-- start --

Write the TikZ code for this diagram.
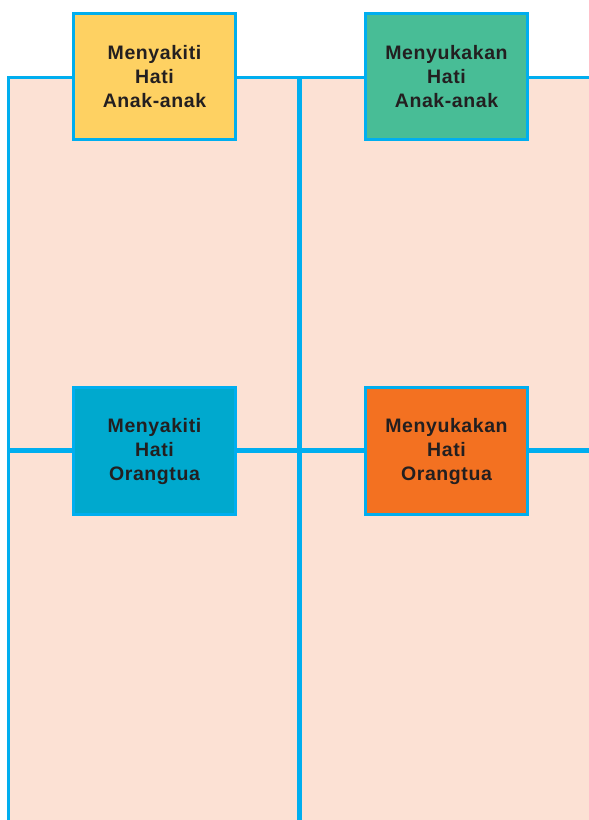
\documentclass[tikz,border=0pt]{standalone}
\usepackage{fontspec}
\setmainfont{Liberation Sans}
\newfontfamily\boxfont[LetterSpace=3]{Liberation Sans}
\usetikzlibrary{positioning}
\definecolor{frameblue}{HTML}{00AEEF}
\definecolor{panelpink}{HTML}{FCE1D4}
\definecolor{childyellow}{HTML}{FED162}
\definecolor{childgreen}{HTML}{48BD96}
\definecolor{parentblue}{HTML}{00A9CE}
\definecolor{parentorange}{HTML}{F37121}
\definecolor{labeltext}{HTML}{231F20}
\tikzset{
    frame style/.style={draw=frameblue,line width=2.6pt},
    panel style/.style={frame style,fill=panelpink},
    label box/.style={frame style,fill=#1,minimum width=162.5pt,minimum height=126.5pt,
        inner sep=0pt,align=center,text=labeltext,
        font=\boxfont\fontsize{19.5}{24}\selectfont\bfseries},
}

\begin{document}
\begin{tikzpicture}[x=1pt,y=-1pt]
        \useasboundingbox (0,0) rectangle (589,820);
        \clip (0,0) rectangle (589,820);
        % four panels, open at the right and at the bottom
        \foreach \xa/\xb in {8.5/298.25,300.75/610}{
            \draw[panel style] (\xa,77.5) rectangle (\xb,449.25);
            \draw[panel style] (\xa,451.75) rectangle (\xb,840);
        }
        
        \node[label box=childyellow] (hurtchild) at (154.5,76.5) {Menyakiti\\Hati\\Anak-anak};
        \node[label box=childgreen] (pleasechild) at (446.5,76.5) {Menyukakan\\Hati\\Anak-anak};
        \node[label box=parentblue] (hurtparent) at (154.5,451) {Menyakiti\\Hati\\Orangtua};
        \node[label box=parentorange] (pleaseparent) at (446.5,451) {Menyukakan\\Hati\\Orangtua};
    \end{tikzpicture}
\end{document}
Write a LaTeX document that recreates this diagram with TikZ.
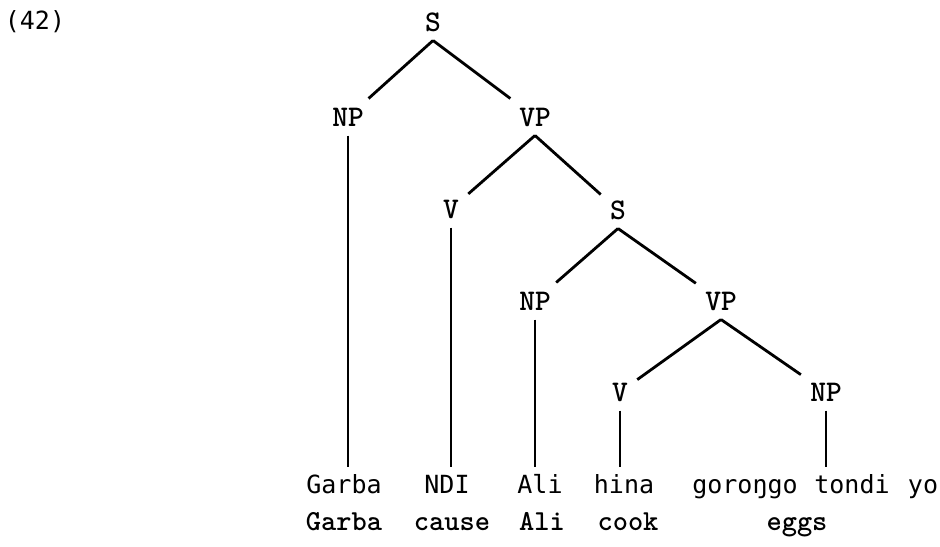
\documentclass[tikz,border=0pt]{standalone}
\usepackage{fontspec}
\newfontfamily\wordfont{DejaVu Sans Mono}

\tikzset{
  cat/.style={font=\fontsize{15}{17}\ttfamily\bfseries, inner sep=4.5pt, text height=9.1pt, text depth=0pt},
  word/.style={font=\fontsize{12.5}{14}\wordfont, anchor=base, inner xsep=0pt, inner ysep=3.8pt, text height=9pt, text depth=3pt},
  gloss/.style={font=\fontsize{14.5}{16}\ttfamily\bfseries, anchor=base, inner sep=0pt},
  branch/.style={line width=1.4pt}
}

\begin{document}
\begin{tikzpicture}[x=0.5pt, y=-0.5pt]
  \useasboundingbox (0,0) rectangle (940,546);
  \node[font=\fontsize{12.5}{14}\wordfont] (exno) at (35,22) {(42)};

  % categories
  \node[cat] (s1)  at (433,22)  {S};
  \node[cat] (np1) at (348,117) {NP};
  \node[cat] (vp1) at (535,117) {VP};
  \node[cat] (v1)  at (451,209) {V};
  \node[cat] (s2)  at (618,210) {S};
  \node[cat] (np2) at (535,301) {NP};
  \node[cat] (vp2) at (721,301) {VP};
  \node[cat] (v2)  at (620,392) {V};
  \node[cat] (np3) at (826,392) {NP};

  % Songhay line
  \node[word] (garba)   at (344,493) {Garba};
  \node[word] (ndi)     at (447,493) {NDI};
  \node[word] (ali)     at (540,493) {Ali};
  \node[word] (hina)    at (624,493) {hina};
  \node[word] (gorongo) at (745,493) {goroŋgo};
  \node[word] (tondi)   at (852,493) {tondi};
  \node[word] (yo)      at (923,493) {yo};

  % glosses
  \node[gloss] (gGarba) at (344,530) {Garba};
  \node[gloss] (gCause) at (452,530) {cause};
  \node[gloss] (gAli)   at (542,530) {Ali};
  \node[gloss] (gCook)  at (628,530) {cook};
  \node[gloss] (gEggs)  at (797,530) {eggs};

  % branches
  \draw[branch] (s1.south) -- (np1);
  \draw[branch] (s1.south) -- (vp1);
  \draw[branch] (vp1.south) -- (v1);
  \draw[branch] (vp1.south) -- (s2);
  \draw[branch] (s2.south) -- (np2);
  \draw[branch] (s2.south) -- (vp2);
  \draw[branch] (vp2.south) -- (v2);
  \draw[branch] (vp2.south) -- (np3);

  % leaves
  \draw[branch] (np1.south) -- (np1.south |- garba.north);
  \draw[branch] (v1.south) -- (v1.south |- ndi.north);
  \draw[branch] (np2.south) -- (np2.south |- ali.north);
  \draw[branch] (v2.south) -- (v2.south |- hina.north);
  \draw[branch] (np3.south) -- (np3.south |- tondi.north);
\end{tikzpicture}
\end{document}
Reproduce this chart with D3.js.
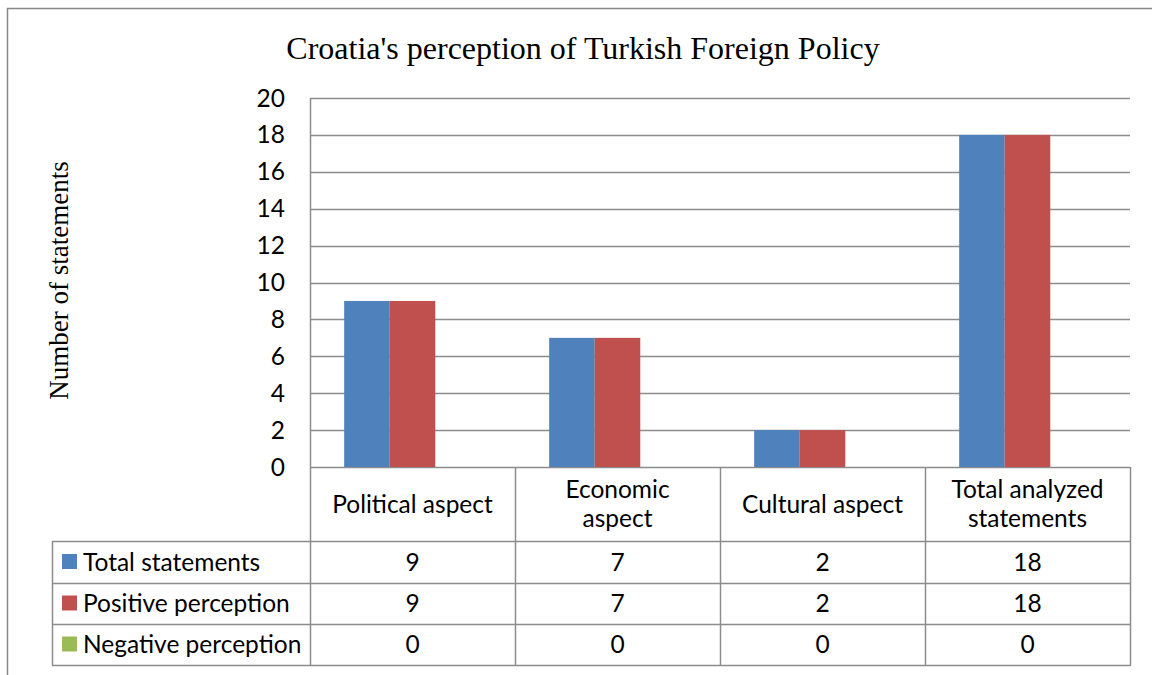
<!DOCTYPE html>
<html lang="en">
<head>
<meta charset="UTF-8">
<title>Croatia's perception of Turkish Foreign Policy</title>
<style>
  body { margin: 0; background: #fff; }
  svg { display: block; }
</style>
</head>
<body>
<div id="chart"></div>
<script src="https://d3js.org/d3.v7.min.js"></script>
<script>
// chart data
var categories = ["Political aspect", "Economic aspect", "Cultural aspect", "Total analyzed statements"];
var categoryLines = [["Political aspect"], ["Economic", "aspect"], ["Cultural aspect"], ["Total analyzed", "statements"]];
var seriesNames = ["Total statements", "Positive perception", "Negative perception"];
var totalStatements = [9, 7, 2, 18];
var positivePerception = [9, 7, 2, 18];
var negativePerception = [0, 0, 0, 0];
var yTicks = [0, 2, 4, 6, 8, 10, 12, 14, 16, 18, 20];
var colors = ["#4f81bd", "#c0504d", "#9bbb59"];

var series = [totalStatements, positivePerception, negativePerception];

var width = 1152, height = 675;
var plot = { left: 310, right: 1130, top: 98, bottom: 467 };
var rowH = [42, 41, 41];
var headerBottom = 541;
var tableLeft = 52;
var tableFont = "Lato, 'Open Sans', sans-serif";
var serifFont = "'Liberation Serif', 'DejaVu Serif', serif";
var tableSize = "24.5px";

var svg = d3.select("#chart").append("svg")
    .attr("width", width).attr("height", height);

// outer frame
svg.append("rect")
    .attr("x", 7.5).attr("y", 8.5)
    .attr("width", width + 10).attr("height", height + 10)
    .attr("fill", "none").attr("stroke", "#868686").attr("stroke-width", 1.5);

// title
svg.append("text")
    .attr("x", 583).attr("y", 59)
    .attr("text-anchor", "middle")
    .style("font-family", serifFont).style("font-size", "32px")
    .text("Croatia's perception of Turkish Foreign Policy");

var x = d3.scaleBand().domain(categories).range([plot.left, plot.right]);
var y = d3.scaleLinear().domain([0, 20]).range([plot.bottom, plot.top]);
var xs = d3.scaleBand().domain(d3.range(series.length))
    .range([0, x.bandwidth()]).paddingInner(0).paddingOuter(0.75);

// gridlines
svg.append("g").selectAll("line").data(yTicks).join("line")
    .attr("x1", plot.left).attr("x2", plot.right)
    .attr("y1", d => Math.round(y(d)) + 0.5).attr("y2", d => Math.round(y(d)) + 0.5)
    .attr("stroke", "#8c8c8c").attr("stroke-width", 1.5);

// y tick labels
svg.append("g").selectAll("text").data(yTicks).join("text")
    .attr("x", 285).attr("y", d => y(d))
    .attr("dy", "0.35em").attr("text-anchor", "end")
    .style("font-family", tableFont).style("font-size", tableSize)
    .text(d => d);

// y axis title
svg.append("text")
    .attr("transform", "translate(68," + ((plot.top + plot.bottom) / 2 - 2) + ") rotate(-90)")
    .attr("text-anchor", "middle")
    .style("font-family", serifFont).style("font-size", "27px")
    .text("Number of statements");

// bars
series.forEach(function (vals, si) {
  svg.append("g").selectAll("rect").data(vals).join("rect")
      .attr("x", (d, i) => x(categories[i]) + xs(si))
      .attr("y", d => y(d))
      .attr("width", xs.bandwidth())
      .attr("height", d => y(0) - y(d))
      .attr("fill", colors[si]);
});

// data table
var tbl = svg.append("g");
var lineColor = "#8c8c8c";
var rowTops = [headerBottom];
rowH.forEach((h, i) => rowTops.push(rowTops[i] + h));
var tableBottom = rowTops[rowTops.length - 1];

// vertical lines through header and rows
var colEdges = [plot.left].concat(categories.map(c => x(c) + x.bandwidth()));
colEdges.forEach(function (cx) {
  tbl.append("line")
      .attr("x1", cx + 0.5).attr("x2", cx + 0.5)
      .attr("y1", cx === plot.left ? plot.top : plot.bottom).attr("y2", tableBottom)
      .attr("stroke", lineColor).attr("stroke-width", 1.5);
});
tbl.append("line")
    .attr("x1", tableLeft + 0.5).attr("x2", tableLeft + 0.5)
    .attr("y1", headerBottom).attr("y2", tableBottom)
    .attr("stroke", lineColor).attr("stroke-width", 1.5);
// horizontal lines
rowTops.forEach(function (ry) {
  tbl.append("line")
      .attr("x1", tableLeft).attr("x2", plot.right + 1)
      .attr("y1", ry + 0.5).attr("y2", ry + 0.5)
      .attr("stroke", lineColor).attr("stroke-width", 1.5);
});

// header texts
categories.forEach(function (c, i) {
  var lines = categoryLines[i];
  var cy = (plot.bottom + headerBottom) / 2;
  var lh = 29;
  lines.forEach(function (ln, li) {
    tbl.append("text")
        .attr("x", x(c) + x.bandwidth() / 2)
        .attr("y", cy + (li - (lines.length - 1) / 2) * lh)
        .attr("dy", "0.35em").attr("text-anchor", "middle")
        .style("font-family", tableFont).style("font-size", tableSize)
        .text(ln);
  });
});

// row legend + values
series.forEach(function (vals, si) {
  var cy = (rowTops[si] + rowTops[si + 1]) / 2;
  tbl.append("rect")
      .attr("x", 62).attr("y", cy - 8)
      .attr("width", 15).attr("height", 15)
      .attr("fill", colors[si]);
  tbl.append("text")
      .attr("x", 83).attr("y", cy)
      .attr("dy", "0.35em")
      .style("font-family", tableFont).style("font-size", tableSize)
      .text(seriesNames[si]);
  vals.forEach(function (v, i) {
    tbl.append("text")
        .attr("x", x(categories[i]) + x.bandwidth() / 2).attr("y", cy)
        .attr("dy", "0.35em").attr("text-anchor", "middle")
        .style("font-family", tableFont).style("font-size", tableSize)
        .text(v);
  });
});
</script>
</body>
</html>
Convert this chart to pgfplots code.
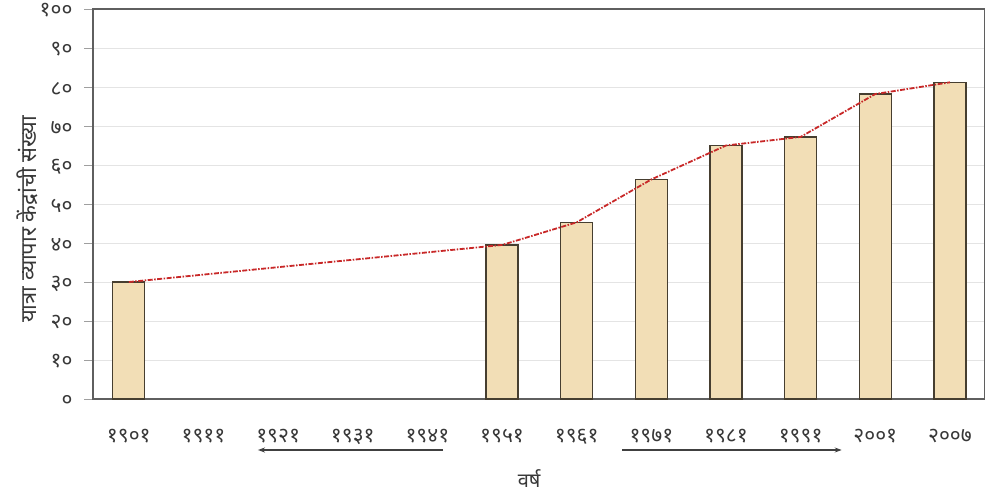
\documentclass[border=0pt]{standalone}
\usepackage{fontspec}
\newfontfamily\deva[Script=Devanagari]{Noto Sans}
\usepackage{pgfplots}
\pgfplotsset{compat=1.18}
\usetikzlibrary{arrows.meta}

\definecolor{barfill}{RGB}{242,222,182}
\definecolor{baredge}{RGB}{70,62,48}
\definecolor{axisgray}{RGB}{95,95,95}
\definecolor{gridgray}{RGB}{228,228,228}
\definecolor{linered}{RGB}{200,40,40}

\begin{document}
\begin{tikzpicture}
\begin{axis}[
    name=ax,
    width=892pt, height=390pt,
    scale only axis,
    xmin=-0.48, xmax=11.47,
    ymin=0, ymax=100,
    xtick={0,...,11},
    xticklabels={१९०१,१९११,१९२१,१९३१,१९४१,१९५१,१९६१,१९७१,१९८१,१९९१,२००१,२००७},
    ytick={0,10,...,100},
    yticklabels={०,१०,२०,३०,४०,५०,६०,७०,८०,९०,१००},
    ticklabel style={font=\deva\fontsize{21}{21}\selectfont, text=black!78},
    xticklabel style={yshift=-18pt},
    yticklabel style={xshift=-8pt, yshift=-1.5pt},
    tick align=outside,
    major tick length=9pt,
    tick style={axisgray!60, line width=0.6pt},
    x tick style={draw=none},
    ymajorgrids,
    grid style={gridgray, line width=0.8pt},
    axis line style={axisgray, line width=1.3pt},
    xlabel={\deva वर्ष},
    xlabel style={font=\fontsize{20}{20}\selectfont, text=black!78,
        at={(axis description cs:0.489,-0.205)}, anchor=center},
    ylabel={\deva यात्रा व्यापार केंद्रांची संख्या},
    ylabel style={font=\fontsize{22}{22}\selectfont, text=black!78,
        at={(axis description cs:-0.074,0.46)}, anchor=center},
    clip=false,
]
\addplot[ybar, bar width=32pt, fill=barfill, draw=baredge, line width=1.2pt]
coordinates {
(0,30) (5,39.5) (6,45.3) (7,56.3) (8,65) (9,67.2) (10,78.2) (11,81.2)
};
\addplot[linered, line width=1.8pt, dash pattern=on 5pt off 1.5pt on 1.5pt off 1.5pt, mark=none]
coordinates {
(0,30) (5,39.5) (6,45.3) (7,56.3) (8,65) (9,67.2) (10,78.2) (11,81.2)
};
\draw[black!75, line width=1.6pt, -{Stealth[length=7pt,width=5pt]}]
    ([yshift=-51pt]axis cs:4.21,0) -- ([yshift=-51pt]axis cs:1.73,0);
\draw[black!75, line width=1.6pt, -{Stealth[length=7pt,width=5pt]}]
    ([yshift=-51pt]axis cs:6.61,0) -- ([yshift=-51pt]axis cs:9.55,0);
\end{axis}
\pgfresetboundingbox
\path ([shift={(-93pt,-99pt)}]ax.south west) rectangle ([shift={(0pt,9pt)}]ax.north east);
\end{tikzpicture}
\end{document}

-- end --

Using the material above, report each line where "this" occurs.

Written answer:
Write the TikZ code for this diagram.
Write a LaTeX document that recreates this diagram with TikZ.
Reproduce this chart with D3.js.
Convert this chart to pgfplots code.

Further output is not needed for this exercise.